07會津八一記念館企画展
いけばな行事 人の和が次の大きな輪を創る!
新潟市會津八一記念館 「秋艸道人草花を詠む」 いけばな作品展
2007年4月7日(土)~6月24日(日) spectator:5015
2月18日、日曜日の朝、上記いけばな展の要請の電話が入った。
2月23日には役員会で15流派参加の意向と週別の担当流派を決定し、館側に伝えるという超スピードの決定がなされた。。
この年は、2月28日より新潟市の政令指定都市を記念した市内38流派による「新潟市いけばな展」が新潟伊勢丹で開催される、その直前のオファーだったのである。
「新潟市いけばな展」が大成功に終わると、引き続き基本方針、ポスター図案、会場設計や確認事項が決められて、4月7日のオープンにこぎつけた。
わずか一か月の準備期間で効率よく物事が決まっていった。
いけばな展示は4月17日から6月24日までの10週間。約二ヶ月半という長期にわたる。
原則、1流派が1週間、6から8作品を常時展示する、會津八一の書と15流派のいけばなの共演。

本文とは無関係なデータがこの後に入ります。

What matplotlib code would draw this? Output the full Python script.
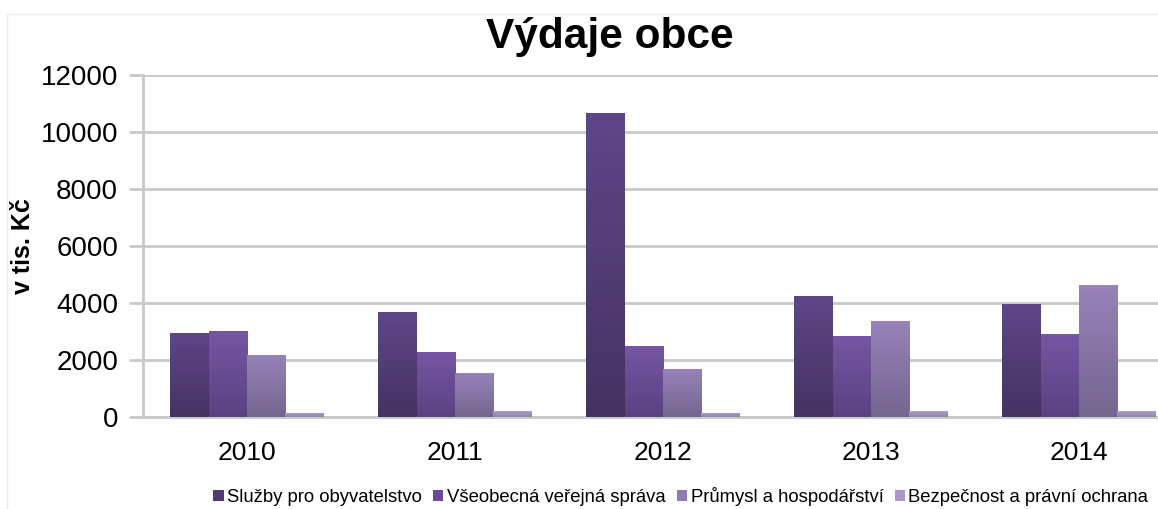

それを美術館という場所で開催する。
今まで考えられないことが起こったのである。
初の試みではいろいろな問題が出てくる。
まず開館時間内でのいけ込みとなるので来館者との関係で不快感を与えないよう留意することが最も重要な点であった。
通達をしていても数件の苦情が出た。
管理体制を強化する。
また、席札も流派独自のものから、統一した席札とし、連帯感を深めることにした。
難しかったのは、歌の解釈といけばなの作為が一致しているかという点である。
正直、どこまで理解して作品にしたのかは、一回目の試みとしての企画展の大きな課題になったことは否めない。
新潟市文化スポーツ部長を表敬したおり、当展の評判が良いことを言われホッとする。
そして、この5年間の企画展のなかでは最も多い入館者を記録したという。これは何より嬉しいことであった。
會津八一記念館では、各流派の作品写真集を制作した。プロのカメラマンによる本格的な撮影をしたものである。
また、会期中の5月19日(土)には神林恒道館長による「會津八一といけばなの美学」と題した文芸講演会を新潟市民プラザで開催。
二百名を越える来場者にスライドを交えて華道史を解説された。
この講演は、市内十五流派の合同展示に対するお礼として開かれたものである。
新潟の誇りである會津八一先生の書と共演させていただいたことはいけばなに携わるものの一人としてたいへん光栄な経験となった。
「秋艸会報」第24号に「企画展いけばな展示に参画して」と題したコメントを掲載させていただいたのでその本文を記す。
企画展いけばな展示に参画して
上野恒洲
會津八一先生の書といけばなの共演という企画展が実現した。
美術館でのいけばな展は初めての試みである。
即日十五流派の参加が決まり、二ヶ月半の会期を各流派ごとにリレー出展する。
特に今回はテーマと場を考慮した作品が求められ、各流派の特徴や作者の個性が十分に発揮されることになる。
生け替えごとに展示室の雰囲気が一変する。
いけばな作品が並ぶと華やいだ清浄な空気に包まれ、書画と融合して凛とした、いっそう気品漂う爽やかな空間となった。
いけばなは水墨画が日本に伝わったのち開花した。
その空間を巧みに活かす手法は書にも共通し華道、書道と「道」の日本文化として長い歴史を持つ。
初の試みはその結果において高い関心を呼び、予想以上の集客につながった。
このことは多様なジャンルとの交流が次の新たな展開の可能性になることを示唆している。
そしてこの企画展が日本のアイデンティティとは何か、残すべき文化とは何かを改めて考えるきっかけとなったのなら、なお嬉しいことである。